« Le COVID-19 a mis en évidence et creusé les inégalités au sein des pays et entre les pays, et jeté une lumière crue sur le désintérêt sidérant de nos dirigeant·e·s à l’égard de notre humanité commune », a déclaré dans un communiqué Agnès Callamard, la nouvelle Secrétaire générale d’Amnesty International, à l’occasion de la publication du rapport 2020 de l’ONG sur la situation des droits humains dans le monde.
Analysant dans 149 pays les grandes tendances en matière de droits humains, ce rapport met en avant les « minorités, le personnel de santé et les femmes », qui font « partie des populations les plus durement touchées » par des « inégalité systémiques massives ». Et ce, en raison de décennies de politiques discriminatoires, de cures d’austérité, d’aides économiques et sociales « lacunaires », qui ont frappé de plein toutes celles et ceux qui se sont retrouvés en première ligne.
Amnesty International n’épargne pas la Belgique, où les autorités « se sont montrées incapables de garantir plusieurs droits humains », juge le rapport.
Sur le plan du droit de la santé, l’ONG rapporte plusieurs défaillances de l’État, que la pandémie aura révélées ou exacerbées : « Des violations du droit des résidents à la santé, à la vie et à la non-discrimination se sont produites du fait de manquements des pouvoirs publics: lacunes structurelles, absence d'attention prioritaire au début de la pandémie, non-accès aux hôpitaux, nombre insuffisant d'équipements de protection individuelle pour le personnel et trop faible dépistage », liste l’organisation, qui avait déjà alerté sur la situation dans les maisons de repos.
Toujours dans le cadre des mesures contre le virus, les autorités ont davantage recueilli nos données personnelles. « Des spécialistes du respect de la vie privée ainsi que des organisations de la société civile ont demandé que des garanties soient mises en place en vue de protéger le droit au respect de la vie privée, notamment en veillant à ce que les données permettant l'identification des personnes soient rapidement effacées », rappelle le rapport, qui se penche également sur les bases juridiques utilisées pour mettre en œuvre des restrictions massives de nos libertés.

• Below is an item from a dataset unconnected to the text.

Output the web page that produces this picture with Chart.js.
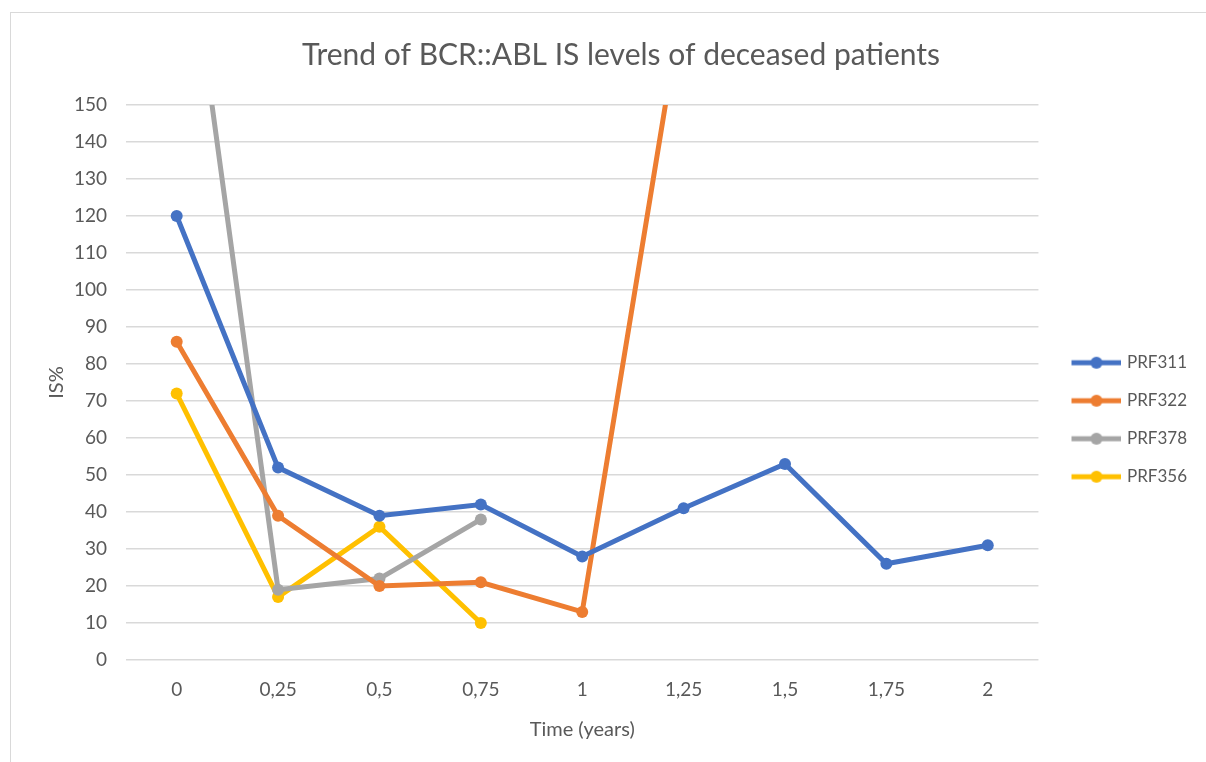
<!DOCTYPE html>
<html>
<head>
<meta charset="utf-8">
<script src="https://cdn.jsdelivr.net/npm/chart.js@4.4.1/dist/chart.umd.min.js"></script>
<style>
  html, body { margin: 0; padding: 0; background: #fff; }
  #frame { position: absolute; left: 10px; top: 12px; width: 1220px; height: 780px;
           border: 1.5px solid #d9d9d9; box-sizing: border-box; }
  #wrap { position: absolute; left: 0; top: 0; width: 1206px; height: 762px; }
</style>
</head>
<body>
<div id="frame"></div>
<div id="wrap"><canvas id="chart" width="1206" height="762"></canvas></div>
<script>
// categories (time in years) and series values
const timeLabels = ['0', '0,25', '0,5', '0,75', '1', '1,25', '1,5', '1,75', '2'];
const prf311 = [120, 52, 39, 42, 28, 41, 53, 26, 31];
const prf322 = [86, 39, 20, 21, 13, 180];
const prf378 = [220, 19, 22, 38];
const prf356 = [72, 17, 36, 10];

const seriesNames = ['PRF311', 'PRF322', 'PRF378', 'PRF356'];
const seriesColors = ['#4472c4', '#ed7d31', '#a5a5a5', '#ffc000'];

const FONT = 'Lato, "Open Sans", sans-serif';
const TEXT = '#595959';
const KEY_W = 59; // legend box width, a bit wider than the key so the plot ends earlier

// little line+dot picture for the legend, like the Excel legend key
function legendKey(color) {
    const c = document.createElement('canvas');
    c.width = KEY_W + 6; c.height = 14;
    const g = c.getContext('2d');
    const x0 = c.width - 50;
    g.strokeStyle = color;
    g.lineWidth = 5;
    g.beginPath(); g.moveTo(x0, 7); g.lineTo(x0 + 50, 7); g.stroke();
    g.fillStyle = color;
    g.beginPath(); g.arc(x0 + 25, 7, 6, 0, Math.PI * 2); g.fill();
    return c;
}

const allData = [prf311, prf322, prf378, prf356];
const datasets = seriesNames.map((name, i) => ({
    label: name,
    data: allData[i],
    borderColor: seriesColors[i],
    backgroundColor: seriesColors[i],
    borderWidth: 5,
    pointRadius: 6,
    pointHoverRadius: 6,
    pointBorderWidth: 0,
    tension: 0,
    clip: 0
}));

const ctx = document.getElementById('chart').getContext('2d');
new Chart(ctx, {
    type: 'line',
    data: { labels: timeLabels, datasets: datasets },
    options: {
        responsive: false,
        animation: false,
        maintainAspectRatio: false,
        layout: { padding: { left: 45, right: 9, top: 37, bottom: 20 } },
        plugins: {
            tooltip: { enabled: false },
            title: {
                display: true,
                text: 'Trend of BCR::ABL IS levels of deceased patients',
                color: TEXT,
                font: { family: FONT, size: 30, weight: 'normal' },
                padding: { top: 0, bottom: 32 }
            },
            legend: {
                position: 'right',
                title: { display: true, text: '', padding: 23 },
                labels: {
                    usePointStyle: true,
                    pointStyleWidth: KEY_W,
                    boxHeight: 14,
                    padding: 21,
                    color: TEXT,
                    font: { family: FONT, size: 17 },
                    generateLabels(chart) {
                        return chart.data.datasets.map((ds, i) => ({
                            text: ds.label,
                            pointStyle: legendKey(ds.borderColor),
                            fillStyle: ds.borderColor,
                            strokeStyle: ds.borderColor,
                            lineWidth: 0,
                            fontColor: TEXT,
                            datasetIndex: i,
                            hidden: false
                        }));
                    }
                }
            }
        },
        scales: {
            x: {
                offset: true,
                afterFit: (scale) => { scale.height = 82; },
                grid: { display: false, drawTicks: false },
                border: { display: false },
                ticks: { color: TEXT, font: { family: FONT, size: 19 }, padding: 18 },
                title: {
                    display: true, text: 'Time (years)', color: TEXT,
                    font: { family: FONT, size: 20 }, padding: { top: 0, bottom: 0 }
                }
            },
            y: {
                min: 0, max: 150,
                afterFit: (scale) => { scale.width = 81; },
                ticks: { stepSize: 10, color: TEXT, font: { family: FONT, size: 19 }, padding: 19 },
                grid: { color: '#d9d9d9', lineWidth: 1.5, drawTicks: false },
                border: { display: false },
                title: {
                    display: true, text: 'IS%', color: TEXT,
                    font: { family: FONT, size: 20 }, padding: { top: 0, bottom: 4 }
                }
            }
        }
    }
});
</script>
</body>
</html>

« C’est une bonne chose que des travaux se tiennent actuellement sur l’élaboration d’une loi pour faire face à une situation épidémique, mais cette initiative aurait dû être prise il y a bien longtemps. Par ailleurs, beaucoup reste à faire dans le cadre de l’élaboration de l’avant-projet de loi pour garantir aux droits humains la place centrale qu’ils méritent. Nous insistons particulièrement sur le respect du principe de la non-discrimination, la prise en considération des personnes vulnérables, la modération dans l’exercice des pouvoirs de police, le type de sanctions prévues et la protection des données », a indiqué Philippe Hensmans, directeur de la section belge francophone d’Amnesty International.
La crise sanitaire aura vu également les réfugiés souffrir de restrictions dans leurs droits fondamentaux. Lors du premier confinement, les autorités belges ont fermé les bureaux de dépôt des demandes d’asile. « Des centaines de personnes ont ainsi été temporairement privées d'accès à la procédure d'asile, et de ce fait à une aide alimentaire et un hébergement », relève Amnesty. « Les autorités ont mis en place un système d'enregistrement en ligne, qui s'est révélé insatisfaisant ». L’ONG fait aussi part de ses préoccupations « quant aux excès de la police dans l’application des mesures, tels que le recours à une force disproportionnée et le profilage ethnique », et déplore certaines dispositions prises dans les prisons, qui ont réduit les possibilités de contact avec les familles.
Toutefois, malgré la pandémie, Amnesty International note quelques nouvelles positives pour les droits humains en Belgique, comme l’intensification de lutte contre les violences sexuelles, ou la création de l’Institut fédéral pour la protection et la promotion des droits humains.